__The request__. Return only the lines from the top of the data down to the one that holds "ax = fig.add_axes([0.2021, 0.191, 0.7359, 0.7817])", both included, without any pictures.

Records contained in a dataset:
---------------

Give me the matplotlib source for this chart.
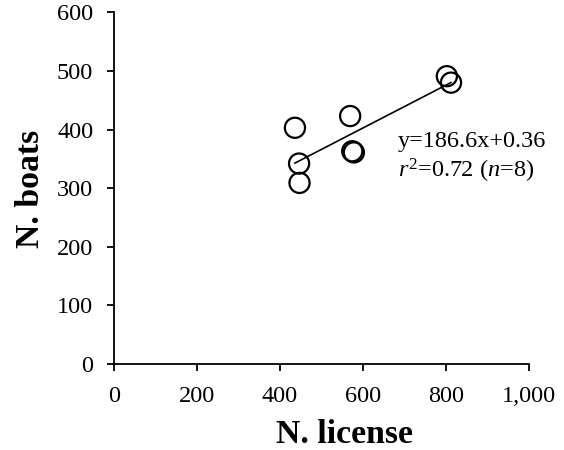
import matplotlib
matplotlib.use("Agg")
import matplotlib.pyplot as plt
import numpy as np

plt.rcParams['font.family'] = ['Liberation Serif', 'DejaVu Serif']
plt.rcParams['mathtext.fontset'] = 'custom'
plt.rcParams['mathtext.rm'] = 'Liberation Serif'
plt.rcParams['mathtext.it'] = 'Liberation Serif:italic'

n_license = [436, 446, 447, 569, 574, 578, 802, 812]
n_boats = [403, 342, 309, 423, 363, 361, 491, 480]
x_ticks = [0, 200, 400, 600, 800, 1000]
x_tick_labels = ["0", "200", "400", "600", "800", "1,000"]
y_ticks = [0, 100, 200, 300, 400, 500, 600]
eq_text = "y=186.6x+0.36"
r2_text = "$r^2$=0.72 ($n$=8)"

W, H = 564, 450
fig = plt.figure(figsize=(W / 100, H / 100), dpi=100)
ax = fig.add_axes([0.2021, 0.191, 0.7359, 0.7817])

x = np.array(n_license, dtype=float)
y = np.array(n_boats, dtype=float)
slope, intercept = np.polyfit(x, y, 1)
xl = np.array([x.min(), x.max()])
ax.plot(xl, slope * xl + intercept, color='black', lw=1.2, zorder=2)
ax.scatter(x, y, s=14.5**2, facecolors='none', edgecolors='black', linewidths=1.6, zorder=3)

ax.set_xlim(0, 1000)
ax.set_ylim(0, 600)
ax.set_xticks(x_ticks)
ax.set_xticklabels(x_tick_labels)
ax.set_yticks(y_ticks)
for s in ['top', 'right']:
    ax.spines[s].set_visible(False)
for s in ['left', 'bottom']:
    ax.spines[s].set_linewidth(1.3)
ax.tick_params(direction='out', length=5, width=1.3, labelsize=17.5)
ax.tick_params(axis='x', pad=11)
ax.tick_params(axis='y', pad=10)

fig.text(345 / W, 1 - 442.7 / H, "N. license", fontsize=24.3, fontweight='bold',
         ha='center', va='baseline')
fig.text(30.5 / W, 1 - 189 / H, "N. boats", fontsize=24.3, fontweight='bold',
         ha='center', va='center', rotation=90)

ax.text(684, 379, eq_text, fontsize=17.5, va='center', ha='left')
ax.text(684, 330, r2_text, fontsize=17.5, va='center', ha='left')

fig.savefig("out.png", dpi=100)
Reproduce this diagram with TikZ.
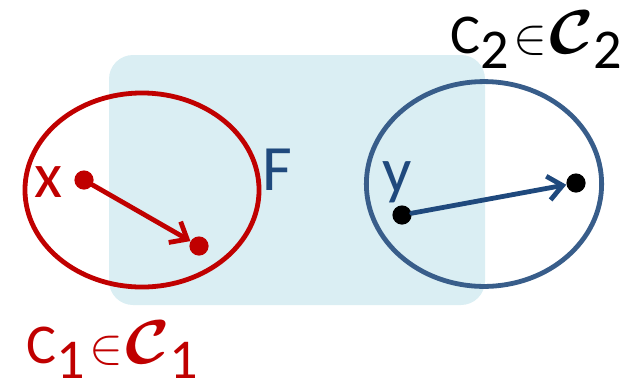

---------------

__Worked answer__.
Give me the matplotlib source for this chart.
import matplotlib
matplotlib.use("Agg")
import matplotlib.pyplot as plt
import numpy as np

plt.rcParams['font.family'] = ['Liberation Serif', 'DejaVu Serif']
plt.rcParams['mathtext.fontset'] = 'custom'
plt.rcParams['mathtext.rm'] = 'Liberation Serif'
plt.rcParams['mathtext.it'] = 'Liberation Serif:italic'

n_license = [436, 446, 447, 569, 574, 578, 802, 812]
n_boats = [403, 342, 309, 423, 363, 361, 491, 480]
x_ticks = [0, 200, 400, 600, 800, 1000]
x_tick_labels = ["0", "200", "400", "600", "800", "1,000"]
y_ticks = [0, 100, 200, 300, 400, 500, 600]
eq_text = "y=186.6x+0.36"
r2_text = "$r^2$=0.72 ($n$=8)"

W, H = 564, 450
fig = plt.figure(figsize=(W / 100, H / 100), dpi=100)
ax = fig.add_axes([0.2021, 0.191, 0.7359, 0.7817])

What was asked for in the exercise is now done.